Things I’m Trying Not to Do: Wurdle

Actually the main thing I’m trying not to do is play Halo: ODST. But I think there’s still an embargo on ODST reviews. So that’s out. So the other thing I’m trying not to do is play Wurdle.


Wurdle is an iPhone app. You get a grid of letters. You swipe your finger over them in any direction. When you make a word, you get points, and it makes a little chime, and your brain secrets a little droplet of pure natural heroin. You feel happy. Then the feeling goes away, and you swipe some more. You have two minutes to make as many words as you can.

When two minutes are up, you learn whether or not your life has any purpose, depending on whether or not you notched a new high score. Then the little orange letters rearrange themselves excitedly — it’s a real graphical masterpiece — as if they can’t wait to be spelled on again. You can’t wait either.

You learn a lot from playing Wurdle. It’s really educational. You learn that RES is a word. And REC and REG. Words that in the past played little or no role in your emotional life become more important to you than your children and/or romantic partners. You learn that it is possible to walk along a crowded subway platform while spelling letters with your finger, and that your fellow subway riders do not and never will understand how important it is that you do so.

You also learn that other people are damn liars. Because there’s no possible way anybody could crack 10,000 on this thing, at 2 minutes, with a 5×5 grid. Let alone 20K.

Related Topics: wurdle, Gaming & Culture
  • Kemper

    I know something else you’re trying not to do. And I know you’re pretty good at not doing it.

  • http://www.twitter.com/leverus Lev Grossman

    nobody doesn’t do it better

  • Kemper

    Never has one done so little too frustrate so many….

    Way off topic, but I was just reading your blurb about Bood’s A Rover in the fall preview deal. I’m a huge James Ellroy fan. Do you think it’s going to live up to my high expectations?

  • anon76

    Oh shoot, that headline was like t-ball and Kemper beat me too it. And so here I sit with too little brain power to dig for a deeper retort.

    Actually, at this point I’m fairly sure Lev has caved and watched the show without informing us. First of all, nerds are known more for their nerdly curiousity than for their forebearance, and Lev in particular is known for his fanboyish ways and attraction to mega babes. His watching of the show is as inexorable as the gravitic pull of a black hole on a passing base station.
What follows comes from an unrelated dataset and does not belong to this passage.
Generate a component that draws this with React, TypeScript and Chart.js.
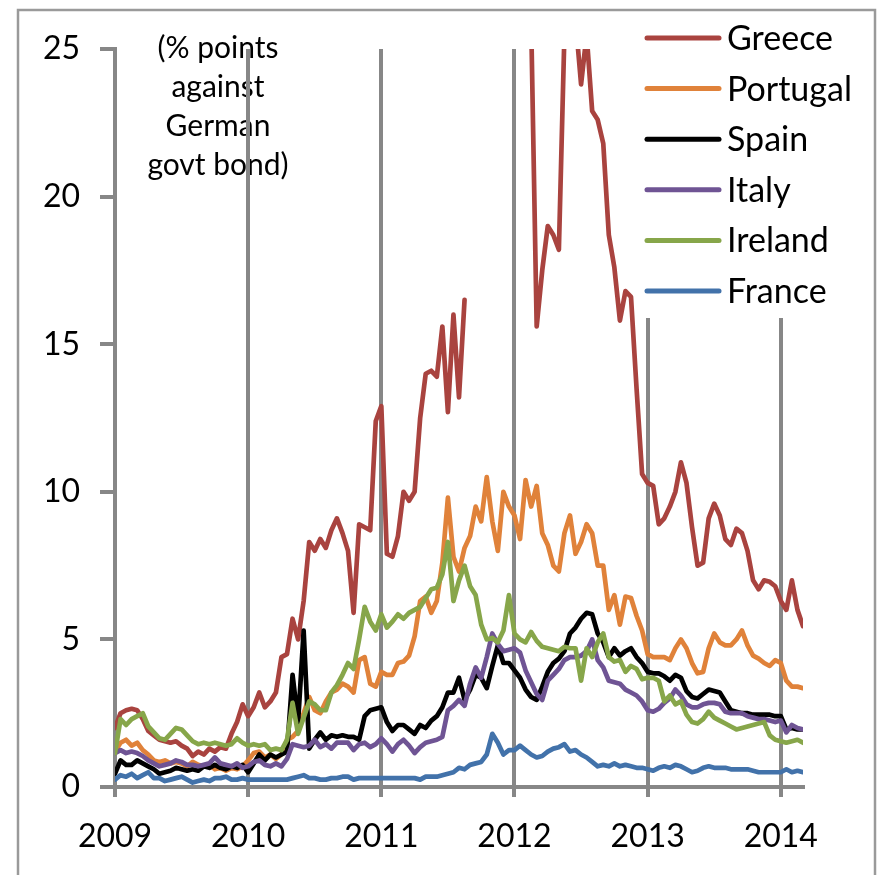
import React, { useEffect, useRef } from "react";
import { Chart, registerables } from "chart.js";

Chart.register(...registerables);

const FONT_FAMILY = "Lato, 'Open Sans', sans-serif";

const seriesNames = ["Greece", "Portugal", "Spain", "Italy", "Ireland", "France"];
const seriesColors = ["#A9433F", "#E0823A", "#000000", "#6F5494", "#87A64A", "#4272AA"];

// semi-monthly observations starting Jan 2009
const startYear = 2009;
const pointsPerYear = 24;

const greece = [
  2.0, 2.5, 2.6, 2.65, 2.6, 2.3, 1.9, 1.75, 1.6, 1.55, 1.5, 1.55,
  1.4, 1.3, 1.05, 1.2, 1.1, 1.3, 1.2, 1.35, 1.3, 1.8, 2.2, 2.8,
  2.4, 2.7, 3.2, 2.7, 2.9, 3.2, 4.4, 4.5, 5.7, 5.0, 6.3, 8.3,
  8.0, 8.4, 8.1, 8.7, 9.1, 8.6, 8.0, 5.9, 8.9, 8.8, 8.7, 12.4,
  12.9, 7.9, 7.8, 8.5, 10.0, 9.7, 10.0, 12.5, 14.0, 14.1, 13.9, 15.6,
  12.7, 16.0, 13.2, 16.5, null, null, null, null, null, null, null, null,
  null, null, null, 26, 15.6, 17.5, 19.0, 18.7, 18.2, 25.5, 28, 26,
  23.8, 25.5, 22.9, 22.6, 21.8, 18.7, 17.6, 15.8, 16.8, 16.6, 13.5, 10.6,
  10.3, 10.2, 8.9, 9.1, 9.5, 10.0, 11.0, 10.3, 8.8, 7.5, 7.6, 9.1,
  9.6, 9.2, 8.4, 8.2, 8.75, 8.6, 8.0, 7.0, 6.7, 7.0, 6.95, 6.8,
  6.3, 6.0, 7.0, 6.0, 5.45,
];

const portugal = [
  1.2, 1.5, 1.6, 1.4, 1.5, 1.25, 1.1, 0.9, 0.85, 0.9, 0.8, 0.85,
  0.8, 0.7, 0.85, 0.75, 0.7, 0.75, 0.6, 0.65, 0.55, 0.65, 0.6, 0.7,
  0.9, 1.15, 1.2, 1.0, 1.1, 0.95, 1.1, 1.6, 1.7, 1.9, 2.5, 3.05,
  2.6, 2.5, 2.9, 3.2, 3.3, 3.5, 3.4, 3.2, 4.3, 4.4, 3.5, 3.4,
  3.9, 3.8, 3.8, 4.2, 4.25, 4.45, 5.1, 6.3, 6.45, 5.9, 6.3, 7.6,
  9.8, 7.8, 7.3, 8.1, 8.5, 9.5, 9.0, 10.5, 9.0, 8.0, 10.0, 9.5,
  9.2, 8.4, 10.4, 9.5, 10.2, 8.6, 8.2, 7.5, 7.3, 8.6, 9.2, 7.9,
  8.3, 8.9, 8.6, 7.5, 7.5, 6.0, 6.5, 5.5, 6.45, 6.4, 5.8, 5.3,
  4.5, 4.4, 4.4, 4.4, 4.3, 4.7, 5.0, 4.7, 4.2, 3.85, 3.9, 4.7,
  5.2, 4.9, 4.8, 4.8, 5.0, 5.3, 4.8, 4.45, 4.35, 4.2, 4.1, 4.3,
  4.2, 3.6, 3.4, 3.4, 3.35,
];

const spain = [
  0.45, 0.9, 0.75, 0.75, 0.9, 0.8, 0.7, 0.6, 0.45, 0.5, 0.55, 0.65,
  0.6, 0.55, 0.6, 0.55, 0.7, 0.65, 0.75, 0.65, 0.6, 0.7, 0.65, 0.75,
  0.5, 0.8, 1.1, 0.9, 1.1, 1.0, 1.1, 1.2, 3.8, 2.2, 5.3, 1.3,
  1.6, 1.85, 1.6, 1.75, 1.7, 1.75, 1.7, 1.7, 1.6, 2.4, 2.6, 2.65,
  2.7, 2.2, 1.9, 2.1, 2.1, 1.95, 1.8, 2.1, 2.0, 2.25, 2.4, 2.7,
  3.2, 3.2, 3.7, 2.95, 3.3, 3.8, 3.7, 3.35, 4.1, 4.8, 4.2, 4.2,
  3.95, 3.7, 3.3, 3.05, 2.95, 3.4, 3.9, 4.2, 4.35, 4.6, 5.2, 5.4,
  5.7, 5.9, 5.85, 5.2, 4.9, 4.4, 4.7, 4.45, 4.6, 4.7, 4.4, 4.2,
  3.9, 3.85, 3.85, 3.75, 3.6, 3.8, 3.7, 3.25, 3.05, 3.0, 3.15, 3.3,
  3.25, 3.2, 2.9, 2.6, 2.55, 2.5, 2.5, 2.45, 2.45, 2.45, 2.45, 2.4,
  2.4, 1.95, 2.0, 1.95, 1.95,
];

const italy = [
  1.15, 1.25, 1.15, 1.2, 1.15, 1.05, 0.9, 0.8, 0.7, 0.75, 0.8, 0.9,
  0.85, 0.75, 0.75, 0.7, 0.75, 0.8, 1.0, 0.8, 0.75, 0.7, 0.8, 0.65,
  0.7, 0.85, 0.9, 0.75, 0.7, 0.8, 0.7, 0.95, 1.45, 1.4, 1.35, 1.4,
  1.6, 1.35, 1.45, 1.3, 1.5, 1.5, 1.5, 1.25, 1.45, 1.5, 1.35, 1.45,
  1.65, 1.45, 1.2, 1.45, 1.6, 1.4, 1.15, 1.35, 1.5, 1.55, 1.6, 1.7,
  2.6, 2.75, 2.95, 2.75, 3.5, 4.05, 3.7, 4.4, 5.2, 4.85, 4.6, 4.65,
  4.7, 4.55, 3.95, 3.55, 3.15, 2.95, 3.6, 3.8, 4.0, 4.3, 4.4, 4.4,
  4.45, 4.6, 5.0, 4.3, 4.05, 3.6, 3.55, 3.5, 3.3, 3.2, 3.1, 2.9,
  2.6, 2.55, 2.65, 2.85, 3.0, 3.3, 3.1, 2.8, 2.7, 2.7, 2.8, 2.85,
  2.85, 2.8, 2.55, 2.5, 2.5, 2.5, 2.4, 2.35, 2.3, 2.3, 2.25, 2.2,
  2.25, 1.85, 2.1, 2.0, 1.95,
];

const ireland = [
  1.15, 2.3, 2.1, 2.3, 2.4, 2.5, 2.05, 1.85, 1.65, 1.6, 1.8, 2.0,
  1.95, 1.75, 1.55, 1.45, 1.5, 1.45, 1.5, 1.45, 1.4, 1.45, 1.65, 1.5,
  1.4, 1.45, 1.4, 1.45, 1.25, 1.3, 1.25, 1.6, 2.85, 1.8, 2.35, 2.9,
  2.8, 2.6, 2.6, 3.2, 3.45, 3.8, 4.2, 4.0, 5.0, 6.1, 5.6, 5.3,
  5.85, 5.4, 5.6, 5.85, 5.7, 5.9, 6.0, 6.1, 6.4, 6.7, 6.75, 7.2,
  8.3, 6.3, 7.0, 7.5, 6.8, 6.5, 5.5, 5.0, 5.05, 4.9, 5.3, 6.5,
  5.2, 5.0, 4.9, 5.25, 4.95, 4.75, 4.7, 4.65, 4.6, 4.75, 4.7, 4.7,
  3.6, 4.7, 4.4, 4.9, 5.2, 4.4, 4.25, 4.3, 3.9, 4.1, 4.0, 3.65,
  3.7, 3.7, 3.6, 2.9, 3.1, 2.8, 2.9, 2.45, 2.2, 2.15, 2.3, 2.55,
  2.35, 2.25, 2.15, 2.05, 1.95, 2.0, 2.05, 2.1, 2.15, 2.2, 1.75, 1.6,
  1.55, 1.5, 1.55, 1.6, 1.5,
];

const france = [
  0.25, 0.4, 0.35, 0.45, 0.3, 0.4, 0.5, 0.3, 0.3, 0.2, 0.25, 0.3,
  0.35, 0.25, 0.15, 0.2, 0.25, 0.2, 0.3, 0.3, 0.35, 0.25, 0.25, 0.3,
  0.25, 0.25, 0.25, 0.25, 0.25, 0.25, 0.25, 0.25, 0.3, 0.35, 0.4, 0.3,
  0.3, 0.25, 0.25, 0.3, 0.3, 0.35, 0.35, 0.25, 0.3, 0.3, 0.3, 0.3,
  0.3, 0.3, 0.3, 0.3, 0.3, 0.3, 0.3, 0.25, 0.35, 0.35, 0.35, 0.4,
  0.45, 0.5, 0.65, 0.6, 0.75, 0.8, 0.85, 1.1, 1.8, 1.5, 1.1, 1.25,
  1.25, 1.4, 1.25, 1.1, 1.0, 1.05, 1.2, 1.3, 1.35, 1.45, 1.2, 1.25,
  1.1, 1.0, 0.85, 0.7, 0.75, 0.7, 0.8, 0.7, 0.75, 0.7, 0.65, 0.65,
  0.6, 0.55, 0.65, 0.7, 0.65, 0.75, 0.7, 0.6, 0.5, 0.55, 0.65, 0.7,
  0.65, 0.65, 0.65, 0.6, 0.6, 0.6, 0.6, 0.55, 0.5, 0.5, 0.5, 0.5,
  0.5, 0.6, 0.5, 0.55, 0.5,
];

const seriesValues = [greece, portugal, spain, italy, ireland, france];

const dates = greece.map((_, i) => startYear + i / pointsPerYear);

const yearTicks = [2009, 2010, 2011, 2012, 2013, 2014];
const yTicks = [0, 5, 10, 15, 20, 25];
const noteLines = ["(% points", "against", "German", "govt bond)"];

const GRID = "#878787";

export default function App() {
  const canvasRef = useRef<HTMLCanvasElement | null>(null);

  useEffect(() => {
    const canvas = canvasRef.current;
    if (!canvas) return;

    const framePlugin = {
      id: "frame",
      beforeDraw(chart: any) {
        const ctx = chart.ctx;
        ctx.save();
        ctx.fillStyle = "#ffffff";
        ctx.fillRect(0, 0, chart.width, chart.height);
        ctx.strokeStyle = "#9a9a9a";
        ctx.lineWidth = 2.5;
        ctx.beginPath();
        ctx.moveTo(18, chart.height + 5);
        ctx.lineTo(18, 10);
        ctx.lineTo(875, 10);
        ctx.lineTo(875, chart.height + 5);
        ctx.stroke();
        // note text
        ctx.fillStyle = "#000";
        ctx.font = `30px ${FONT_FAMILY}`;
        ctx.textAlign = "center";
        ctx.textBaseline = "middle";
        const noteX = 218;
        noteLines.forEach((t, k) => {
          ctx.fillText(t, noteX, 48 + k * 39);
        });
        ctx.restore();
      },
      beforeDatasetsDraw(chart: any) {
        const ctx = chart.ctx;
        ctx.save();
        ctx.fillStyle = "#ffffff";
        ctx.fillRect(638, 12, 234, 306);
        ctx.restore();
      },
      afterDatasetsDraw(chart: any) {
        const ctx = chart.ctx;
        ctx.save();
        ctx.font = `34px ${FONT_FAMILY}`;
        ctx.textAlign = "left";
        ctx.textBaseline = "middle";
        seriesNames.forEach((name, k) => {
          const y = 38 + k * 50.6;
          ctx.strokeStyle = seriesColors[k];
          ctx.lineWidth = 5;
          ctx.lineCap = "round";
          ctx.beginPath();
          ctx.moveTo(647, y);
          ctx.lineTo(719, y);
          ctx.stroke();
          ctx.fillStyle = "#000";
          ctx.fillText(name, 727, y + 1);
        });
        ctx.restore();
      },
    };

    const chart = new Chart(canvas, {
      type: "line",
      data: {
        datasets: seriesNames.map((name, k) => ({
          label: name,
          data: seriesValues[k].map((v, i) => ({ x: dates[i], y: v })),
          borderColor: seriesColors[k],
          backgroundColor: seriesColors[k],
          borderWidth: 4.7,
          pointRadius: 0,
          tension: 0,
          borderJoinStyle: "round" as const,
          borderCapStyle: "round" as const,
          spanGaps: false,
          order: seriesNames.length - k,
        })),
      },
      options: {
        responsive: false,
        animation: false,
        devicePixelRatio: 1,
        layout: { padding: { left: 0, top: 49, right: 78, bottom: 0 } },
        plugins: {
          legend: { display: false },
          tooltip: { enabled: false },
        },
        scales: {
          x: {
            type: "linear",
            min: startYear,
            max: dates[dates.length - 1],
            afterBuildTicks: (s: any) => {
              s.ticks = yearTicks.map((v) => ({ value: v }));
            },
            afterFit: (s: any) => {
              s.height = 88;
            },
            ticks: {
              autoSkip: false,
              maxRotation: 0,
              padding: 20,
              color: "#000",
              font: { family: FONT_FAMILY, size: 32 },
              callback: (v: any) => String(v),
            },
            grid: {
              color: GRID,
              lineWidth: 4,
              tickLength: 10,
              drawOnChartArea: true,
            },
            border: { display: true, color: GRID, width: 4 },
          },
          y: {
            type: "linear",
            min: 0,
            max: 25,
            afterBuildTicks: (s: any) => {
              s.ticks = yTicks.map((v) => ({ value: v }));
            },
            afterFit: (s: any) => {
              s.width = 115;
            },
            ticks: {
              padding: 20,
              color: "#000",
              font: { family: FONT_FAMILY, size: 32 },
            },
            grid: {
              color: GRID,
              lineWidth: 4,
              tickLength: 15,
              drawOnChartArea: false,
            },
            border: { display: true, color: GRID, width: 4 },
          },
        },
      },
      plugins: [framePlugin],
    });

    return () => chart.destroy();
  }, []);

  return (
    <div style={{ position: "fixed", left: 0, top: 0, width: 881, height: 875 }}>
      <canvas ref={canvasRef} width={881} height={875} style={{ width: 881, height: 875 }} />
    </div>
  );
}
We merely serve as the angels agents of his capitulation.

  • anon76

    Strikethrough test.

    Well, at least it works in preview, which may no longer be my friend.

  • http://artometry.wordpress.com hoben

    Oh, I thought you found the word ‘emos’.

    D’oh!

  • thebro88

    The “Qu” key seems oppressive to me. What if you want to score on QANAT using your QWERTY keyboard?

  • dennitzio

    Lev, is, to paraphrase, the Master of his Demesne.

  • http://www.twitter.com/leverus Lev Grossman

    [deep sigh] I couldn’t finish it. It’s amazing. It’s just an amazing thing that I can’t really read. Dense, complex, cynical, exhausting. LA CONFIDENTIAL meets TREE OF SMOKE. I’ll be interested to see what you make of it.

  • Kemper

    Yeah, Ellroy definately makes you work for it. I’ve been re-reading American Tabloid and Cold Six Thousand to get my mind right for the new one, and I think it’s creeping in to my day-to-day. I’ve been going around muttering to myself like this for days:
    .
    “Kemper’s hungry. Kemper needs a sandwich. Kemper scopes the fridge. Dig it. Ham and cheese. Fresh loaf of wheat bread. Kemper grabs a knife. Dig those craaaaazzzzy mustard splashes.”

  • omahalawyer

    I am really looking forward to Blood’s a Rover, too. Unfortunately, I do not have a handle such as Kemper’s that fits in well with Ellroy speak. From what I can tell from the preview on Amazon, Ellroy did not make the entire book an exercise in complete alliteration, for which I am pleased. I reread American Tabloid this summer, but cannot stomach the Cold 6000 again. Liked the plot, didn’t enjoy the aforementioned accomplished alliteration (or was it complete and counterproductive consonance?)

    Lev — I also recently finished The Magicians. I continued to think after completing the book, which is good. Think you nailed the egocentrism of the protagonist’s age, both calendar age and maturity as well as generational age. Still trying to completely visualize The Beast’s face and hands, as well as the complex conjuring hand gymnastics of the magicians. Well done. If you are ever book-touring through Omaha, you will have a friend here.

  • menevets

    I score around 14k on 5×5 in 3 minutes with a good board, so 10k in 2 minutes is definitely doable. 20k feasible too, but with fast fingers and lots of long words. If you get a dodgy board, there might not even be 5k points available.

    You play it enough, you start to notice common patterns, trends in the way words are formed. I’m don’t play Scrabble or word games that much, although I do do the NYT crossword.